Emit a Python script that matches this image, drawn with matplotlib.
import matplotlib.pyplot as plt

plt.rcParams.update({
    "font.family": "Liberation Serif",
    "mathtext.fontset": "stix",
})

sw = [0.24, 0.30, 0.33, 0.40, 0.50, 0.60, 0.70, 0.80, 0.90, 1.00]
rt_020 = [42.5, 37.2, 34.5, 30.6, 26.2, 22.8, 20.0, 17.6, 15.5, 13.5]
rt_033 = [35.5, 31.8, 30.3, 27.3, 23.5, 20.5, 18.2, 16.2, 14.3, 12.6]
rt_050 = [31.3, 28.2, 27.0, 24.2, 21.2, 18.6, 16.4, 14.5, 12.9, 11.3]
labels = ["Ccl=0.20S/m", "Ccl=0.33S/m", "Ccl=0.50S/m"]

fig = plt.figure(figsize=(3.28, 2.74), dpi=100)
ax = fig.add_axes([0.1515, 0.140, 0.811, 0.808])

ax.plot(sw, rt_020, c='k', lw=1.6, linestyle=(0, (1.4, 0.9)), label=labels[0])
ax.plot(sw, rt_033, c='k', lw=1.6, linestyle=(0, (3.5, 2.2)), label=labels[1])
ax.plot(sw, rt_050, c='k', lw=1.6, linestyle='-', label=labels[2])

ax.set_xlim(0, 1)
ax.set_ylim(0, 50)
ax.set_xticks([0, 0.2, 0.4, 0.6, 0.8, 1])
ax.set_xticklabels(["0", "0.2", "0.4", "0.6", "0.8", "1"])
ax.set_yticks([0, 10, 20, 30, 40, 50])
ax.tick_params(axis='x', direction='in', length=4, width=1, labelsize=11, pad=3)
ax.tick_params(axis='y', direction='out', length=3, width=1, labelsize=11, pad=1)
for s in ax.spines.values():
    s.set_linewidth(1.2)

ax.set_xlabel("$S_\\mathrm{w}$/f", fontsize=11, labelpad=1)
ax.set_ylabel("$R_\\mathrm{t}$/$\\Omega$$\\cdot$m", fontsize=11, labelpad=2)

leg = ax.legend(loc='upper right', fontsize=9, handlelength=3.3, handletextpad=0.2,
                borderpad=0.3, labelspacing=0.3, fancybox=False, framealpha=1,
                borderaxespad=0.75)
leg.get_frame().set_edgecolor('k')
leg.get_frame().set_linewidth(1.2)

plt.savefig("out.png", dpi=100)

- [Work required]
Return the lines above precisely as they appear, beginning at the first line and ending at the line with "ax = fig.add_axes([0.1515, 0.140, 0.811, 0.808])", and nothing after it.

- [Expected answer]
Emit a Python script that matches this image, drawn with matplotlib.
import matplotlib.pyplot as plt

plt.rcParams.update({
    "font.family": "Liberation Serif",
    "mathtext.fontset": "stix",
})

sw = [0.24, 0.30, 0.33, 0.40, 0.50, 0.60, 0.70, 0.80, 0.90, 1.00]
rt_020 = [42.5, 37.2, 34.5, 30.6, 26.2, 22.8, 20.0, 17.6, 15.5, 13.5]
rt_033 = [35.5, 31.8, 30.3, 27.3, 23.5, 20.5, 18.2, 16.2, 14.3, 12.6]
rt_050 = [31.3, 28.2, 27.0, 24.2, 21.2, 18.6, 16.4, 14.5, 12.9, 11.3]
labels = ["Ccl=0.20S/m", "Ccl=0.33S/m", "Ccl=0.50S/m"]

fig = plt.figure(figsize=(3.28, 2.74), dpi=100)
ax = fig.add_axes([0.1515, 0.140, 0.811, 0.808])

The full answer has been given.